Electric Circuits: Resistivity

Electric Circuits: Resistivity

Understanding Resistivity

  • Resistivity is a property that quantifies how strongly a material opposes the flow of electric current. It is a fundamental concept in the study of electric circuits.
  • Represented by the Greek symbol rho (ρ), resistivity is measured in ohm metres (Ωm).
  • It’s important to remember that resistivity depends on the properties of the material, not its shape or size.

Formula for Resistivity

  • The formula for resistivity is ρ = RA/L, where R represents resistance, A is the cross-sectional area of the material, and L is the length of the material.
  • The resultant units from this formula are ohm metres, consistent with the standard unit for resistivity.

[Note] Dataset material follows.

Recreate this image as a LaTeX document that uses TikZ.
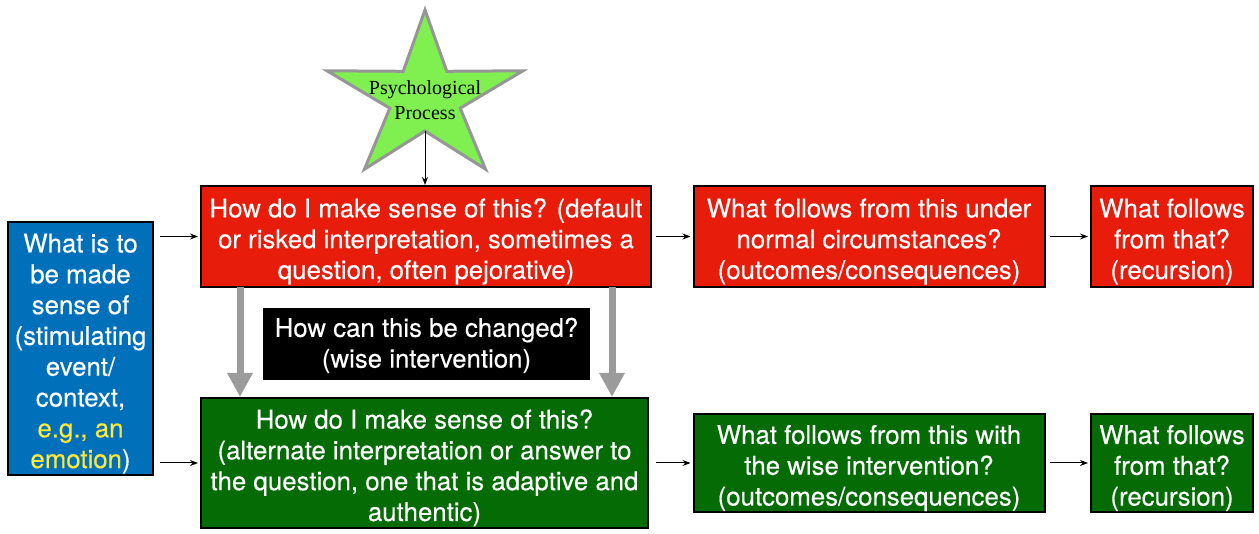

Factors Affecting Resistivity

  • Temperature: As a general rule, resistivity increases with temperature for metallic conductors, and decreases with temperature for insulators and semiconductor materials.
  • Material composition: Different materials have different resistivity values. For example, copper has a low resistivity and is commonly used in electrical wiring, while rubber has a high resistivity and serves as an effective insulator.

Superconductivity

  • Superconductivity is a phenomenon where certain materials can exhibit zero electrical resistance and expulsion of magnetic fields when cooled below a certain temperature, known as the critical temperature.
  • Superconductors can carry a current indefinitely without any energy loss, which has significant implications for energy efficiency in electrical systems.

Ohm’s Law

  • Ohm’s law states that the current through a conductor between two points is directly proportional to the voltage across the two points. The equation for Ohm’s law is V = IR, where V represents voltage, I is current and R is resistance.
  • In the context of resistivity, resistance (R) can be expressed in terms of resistivity as R = ρL/A, which can be substituted into Ohm’s law for further analyses.

Resistors in Series and Parallel

  • In a series circuit, total resistance (R_total) is simply the sum of the individual resistances: R_total = R1 + R2 + … + Rn
  • In a parallel circuit, the inverse of total resistance is equal to the sum of the inverses of individual resistances: 1/R_total = 1/R1 + 1/R2 + … + 1/Rn

Remember, understanding resistivity is crucial in comprehending how electrical circuits function. Master the concept of resistivity and you will find the rest of electric circuits considerably more approachable.